-- Data supplied start --

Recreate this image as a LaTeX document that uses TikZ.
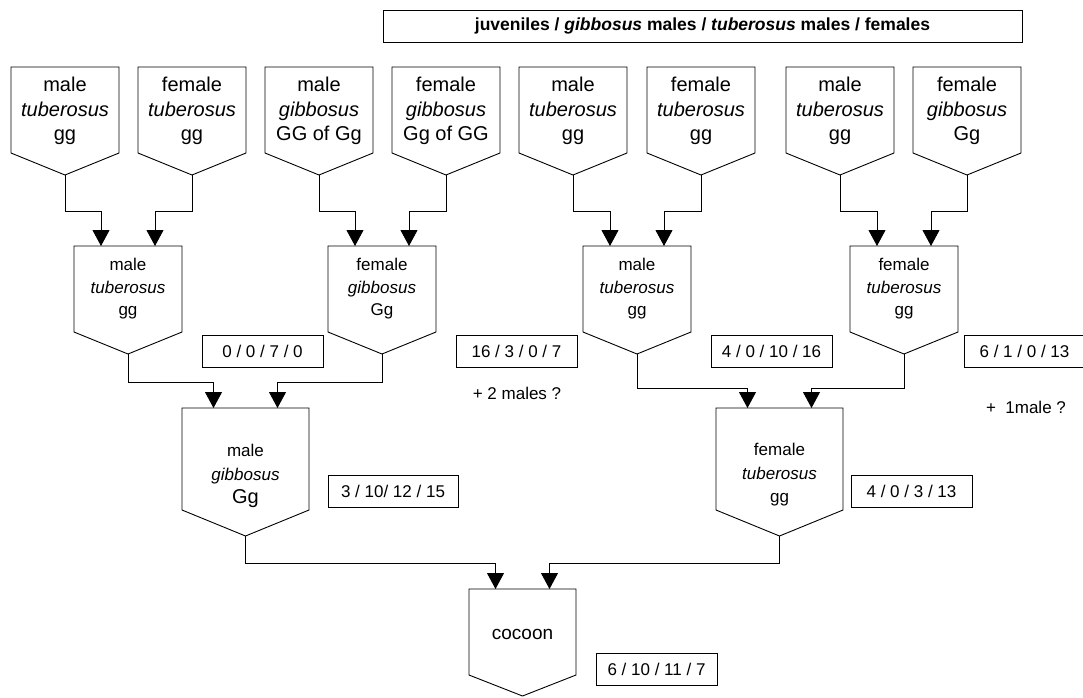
\documentclass[tikz,border=0pt]{standalone}
\usepackage{fontspec}
\setmainfont{Liberation Sans}
\usetikzlibrary{arrows.meta}
\tikzset{
  shapeline/.style={draw=black, line width=0.9pt, line join=miter},
  conn/.style={draw=black, line width=0.9pt, -{Triangle[length=16pt,width=17pt]}},
  toptxt/.style={align=center, font=\fontsize{20}{24.5}\selectfont, inner sep=0pt},
  midtxt/.style={align=center, font=\fontsize{17}{22.5}\selectfont, inner sep=0pt},
  lowtxt/.style={align=center, font=\fontsize{17}{23.5}\selectfont, inner sep=0pt},
  counts/.style={draw=black, line width=0.9pt, minimum width=121pt, minimum height=32pt, inner sep=0pt, font=\fontsize{17}{20}\selectfont},
  note/.style={font=\fontsize{17}{20}\selectfont, inner sep=0pt},
  header/.style={draw=black, line width=0.9pt, minimum width=639pt, minimum height=32pt, inner sep=0pt, font=\bfseries\fontsize{17.5}{20}\selectfont},
}
% name, cx, top, half width, rect height, tip depth, arrow offset
\newcommand{\pentbox}[7]{%
  \draw[shapeline] ({#2-#4},#3) -- ({#2+#4},#3) -- ({#2+#4},{#3+#5}) -- (#2,{#3+#5+#6}) -- ({#2-#4},{#3+#5}) -- cycle;
  \coordinate (#1-tip) at (#2,{#3+#5+#6});
  \coordinate (#1-L) at ({#2-#7},#3);
  \coordinate (#1-R) at ({#2+#7},#3);
}
\begin{document}
\begin{tikzpicture}[x=1pt,y=-1pt]
\useasboundingbox (0,0) rectangle (1083,697);
\clip (0,0) rectangle (1083,697);
\fill[white] (0,0) rectangle (1083,697);

% header
\node[header] (hdr) at (702.5,26) {juveniles / \textit{gibbosus} males / \textit{tuberosus} males / females};

% top row
\pentbox{a1}{65}{67}{54}{86}{22}{27}
\pentbox{a2}{192}{67}{54}{86}{22}{27}
\pentbox{a3}{319}{67}{54}{86}{22}{27}
\pentbox{a4}{446}{67}{54}{86}{22}{27}
\pentbox{a5}{573}{67}{54}{86}{22}{27}
\pentbox{a6}{701}{67}{54}{86}{22}{27}
\pentbox{a7}{840}{67}{54}{86}{22}{27}
\pentbox{a8}{967}{67}{54}{86}{22}{27}
\node[toptxt] (ta1) at (65,111) {male\\\textit{tuberosus}\\gg};
\node[toptxt] (ta2) at (192,111) {female\\\textit{tuberosus}\\gg};
\node[toptxt] (ta3) at (319,111) {male\\\textit{gibbosus}\\GG of Gg};
\node[toptxt] (ta4) at (446,111) {female\\\textit{gibbosus}\\Gg of GG};
\node[toptxt] (ta5) at (573,111) {male\\\textit{tuberosus}\\gg};
\node[toptxt] (ta6) at (701,111) {female\\\textit{tuberosus}\\gg};
\node[toptxt] (ta7) at (840,111) {male\\\textit{tuberosus}\\gg};
\node[toptxt] (ta8) at (967,111) {female\\\textit{gibbosus}\\Gg};

% second row
\pentbox{b1}{128}{246}{54}{86}{22}{27}
\pentbox{b2}{382}{246}{54}{86}{22}{27}
\pentbox{b3}{637}{246}{54}{86}{22}{27}
\pentbox{b4}{904}{246}{54}{86}{22}{27}
\node[midtxt] (tb1) at (128,289) {male\\\textit{tuberosus}\\gg};
\node[midtxt] (tb2) at (382,289) {female\\\textit{gibbosus}\\Gg};
\node[midtxt] (tb3) at (637,289) {male\\\textit{tuberosus}\\gg};
\node[midtxt] (tb4) at (904,289) {female\\\textit{tuberosus}\\gg};

% third row
\pentbox{c1}{245.5}{408}{63.5}{102}{26}{32}
\pentbox{c2}{779.5}{408}{63.5}{102}{26}{32}
\node[lowtxt] (tc1) at (245.5,476) {male\\\textit{gibbosus}\\{\fontsize{20}{23.5}\selectfont Gg}};
\node[lowtxt] (tc2) at (779.5,475) {female\\\textit{tuberosus}\\gg};

% cocoon
\pentbox{d1}{522.5}{589}{53.5}{86}{21}{27}
\node[font=\fontsize{19}{22}\selectfont, inner sep=0pt] (td1) at (522.5,634) {cocoon};

% connectors top -> second
\draw[conn] (a1-tip) -- ++(0,36) -| (b1-L);
\draw[conn] (a2-tip) -- ++(0,36) -| (b1-R);
\draw[conn] (a3-tip) -- ++(0,36) -| (b2-L);
\draw[conn] (a4-tip) -- ++(0,36) -| (b2-R);
\draw[conn] (a5-tip) -- ++(0,36) -| (b3-L);
\draw[conn] (a6-tip) -- ++(0,36) -| (b3-R);
\draw[conn] (a7-tip) -- ++(0,36) -| (b4-L);
\draw[conn] (a8-tip) -- ++(0,36) -| (b4-R);
% second -> third
\draw[conn] (b1-tip) -- ++(0,28) -| (c1-L);
\draw[conn] (b2-tip) -- ++(0,28) -| (c1-R);
\draw[conn] (b3-tip) -- ++(0,34) -| (c2-L);
\draw[conn] (b4-tip) -- ++(0,34) -| (c2-R);
% third -> cocoon
\draw[conn] (c1-tip) -- ++(0,27) -| (d1-L);
\draw[conn] (c2-tip) -- ++(0,27) -| (d1-R);

% counts
\node[counts] (k1) at (262.5,351) {0 / 0 / 7 / 0};
\node[counts] (k2) at (516.5,351) {16 / 3 / 0 / 7};
\node[counts] (k3) at (771.5,351) {4 / 0 / 10 / 16};
\node[counts] (k4) at (1024.5,351) {6 / 1 / 0 / 13};
\node[counts, minimum width=130pt] (k5) at (393,491) {3 / 10/ 12 / 15};
\node[counts] (k6) at (911.5,491) {4 / 0 / 3 / 13};
\node[counts] (k7) at (656.5,669) {6 / 10 / 11 / 7};

\node[note] (n1) at (517,393) {+ 2 males ?};
\node[note] (n2) at (1026,407) {+\hspace{0.55em}1male ?};
\end{tikzpicture}
\end{document}
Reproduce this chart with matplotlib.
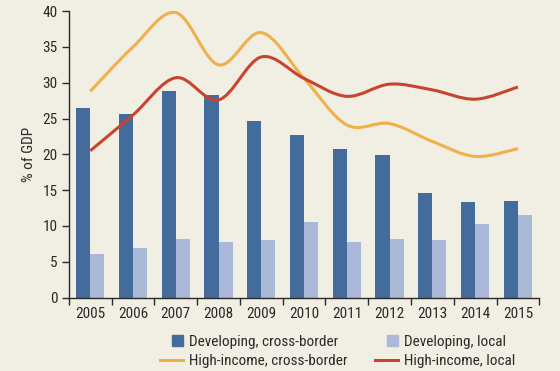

-- Data supplied end --

Directions for this task: Extract the full listing above verbatim; pictures are to be left out of the copy.

Exercise solution:
Recreate this image as a LaTeX document that uses TikZ.
\documentclass[tikz,border=0pt]{standalone}
\usepackage{fontspec}
\setmainfont{Liberation Sans}
\usetikzlibrary{arrows.meta}
\tikzset{
  shapeline/.style={draw=black, line width=0.9pt, line join=miter},
  conn/.style={draw=black, line width=0.9pt, -{Triangle[length=16pt,width=17pt]}},
  toptxt/.style={align=center, font=\fontsize{20}{24.5}\selectfont, inner sep=0pt},
  midtxt/.style={align=center, font=\fontsize{17}{22.5}\selectfont, inner sep=0pt},
  lowtxt/.style={align=center, font=\fontsize{17}{23.5}\selectfont, inner sep=0pt},
  counts/.style={draw=black, line width=0.9pt, minimum width=121pt, minimum height=32pt, inner sep=0pt, font=\fontsize{17}{20}\selectfont},
  note/.style={font=\fontsize{17}{20}\selectfont, inner sep=0pt},
  header/.style={draw=black, line width=0.9pt, minimum width=639pt, minimum height=32pt, inner sep=0pt, font=\bfseries\fontsize{17.5}{20}\selectfont},
}
% name, cx, top, half width, rect height, tip depth, arrow offset
\newcommand{\pentbox}[7]{%
  \draw[shapeline] ({#2-#4},#3) -- ({#2+#4},#3) -- ({#2+#4},{#3+#5}) -- (#2,{#3+#5+#6}) -- ({#2-#4},{#3+#5}) -- cycle;
  \coordinate (#1-tip) at (#2,{#3+#5+#6});
  \coordinate (#1-L) at ({#2-#7},#3);
  \coordinate (#1-R) at ({#2+#7},#3);
}
\begin{document}
\begin{tikzpicture}[x=1pt,y=-1pt]
\useasboundingbox (0,0) rectangle (1083,697);
\clip (0,0) rectangle (1083,697);
\fill[white] (0,0) rectangle (1083,697);

% header
\node[header] (hdr) at (702.5,26) {juveniles / \textit{gibbosus} males / \textit{tuberosus} males / females};

% top row
\pentbox{a1}{65}{67}{54}{86}{22}{27}
\pentbox{a2}{192}{67}{54}{86}{22}{27}
\pentbox{a3}{319}{67}{54}{86}{22}{27}
\pentbox{a4}{446}{67}{54}{86}{22}{27}
\pentbox{a5}{573}{67}{54}{86}{22}{27}
\pentbox{a6}{701}{67}{54}{86}{22}{27}
\pentbox{a7}{840}{67}{54}{86}{22}{27}
\pentbox{a8}{967}{67}{54}{86}{22}{27}
\node[toptxt] (ta1) at (65,111) {male\\\textit{tuberosus}\\gg};
\node[toptxt] (ta2) at (192,111) {female\\\textit{tuberosus}\\gg};
\node[toptxt] (ta3) at (319,111) {male\\\textit{gibbosus}\\GG of Gg};
\node[toptxt] (ta4) at (446,111) {female\\\textit{gibbosus}\\Gg of GG};
\node[toptxt] (ta5) at (573,111) {male\\\textit{tuberosus}\\gg};
\node[toptxt] (ta6) at (701,111) {female\\\textit{tuberosus}\\gg};
\node[toptxt] (ta7) at (840,111) {male\\\textit{tuberosus}\\gg};
\node[toptxt] (ta8) at (967,111) {female\\\textit{gibbosus}\\Gg};

% second row
\pentbox{b1}{128}{246}{54}{86}{22}{27}
\pentbox{b2}{382}{246}{54}{86}{22}{27}
\pentbox{b3}{637}{246}{54}{86}{22}{27}
\pentbox{b4}{904}{246}{54}{86}{22}{27}
\node[midtxt] (tb1) at (128,289) {male\\\textit{tuberosus}\\gg};
\node[midtxt] (tb2) at (382,289) {female\\\textit{gibbosus}\\Gg};
\node[midtxt] (tb3) at (637,289) {male\\\textit{tuberosus}\\gg};
\node[midtxt] (tb4) at (904,289) {female\\\textit{tuberosus}\\gg};

% third row
\pentbox{c1}{245.5}{408}{63.5}{102}{26}{32}
\pentbox{c2}{779.5}{408}{63.5}{102}{26}{32}
\node[lowtxt] (tc1) at (245.5,476) {male\\\textit{gibbosus}\\{\fontsize{20}{23.5}\selectfont Gg}};
\node[lowtxt] (tc2) at (779.5,475) {female\\\textit{tuberosus}\\gg};

% cocoon
\pentbox{d1}{522.5}{589}{53.5}{86}{21}{27}
\node[font=\fontsize{19}{22}\selectfont, inner sep=0pt] (td1) at (522.5,634) {cocoon};

% connectors top -> second
\draw[conn] (a1-tip) -- ++(0,36) -| (b1-L);
\draw[conn] (a2-tip) -- ++(0,36) -| (b1-R);
\draw[conn] (a3-tip) -- ++(0,36) -| (b2-L);
\draw[conn] (a4-tip) -- ++(0,36) -| (b2-R);
\draw[conn] (a5-tip) -- ++(0,36) -| (b3-L);
\draw[conn] (a6-tip) -- ++(0,36) -| (b3-R);
\draw[conn] (a7-tip) -- ++(0,36) -| (b4-L);
\draw[conn] (a8-tip) -- ++(0,36) -| (b4-R);
% second -> third
\draw[conn] (b1-tip) -- ++(0,28) -| (c1-L);
\draw[conn] (b2-tip) -- ++(0,28) -| (c1-R);
\draw[conn] (b3-tip) -- ++(0,34) -| (c2-L);
\draw[conn] (b4-tip) -- ++(0,34) -| (c2-R);
% third -> cocoon
\draw[conn] (c1-tip) -- ++(0,27) -| (d1-L);
\draw[conn] (c2-tip) -- ++(0,27) -| (d1-R);

% counts
\node[counts] (k1) at (262.5,351) {0 / 0 / 7 / 0};
\node[counts] (k2) at (516.5,351) {16 / 3 / 0 / 7};
\node[counts] (k3) at (771.5,351) {4 / 0 / 10 / 16};
\node[counts] (k4) at (1024.5,351) {6 / 1 / 0 / 13};
\node[counts, minimum width=130pt] (k5) at (393,491) {3 / 10/ 12 / 15};
\node[counts] (k6) at (911.5,491) {4 / 0 / 3 / 13};
\node[counts] (k7) at (656.5,669) {6 / 10 / 11 / 7};

\node[note] (n1) at (517,393) {+ 2 males ?};
\node[note] (n2) at (1026,407) {+\hspace{0.55em}1male ?};
\end{tikzpicture}
\end{document}
Reproduce this chart with matplotlib.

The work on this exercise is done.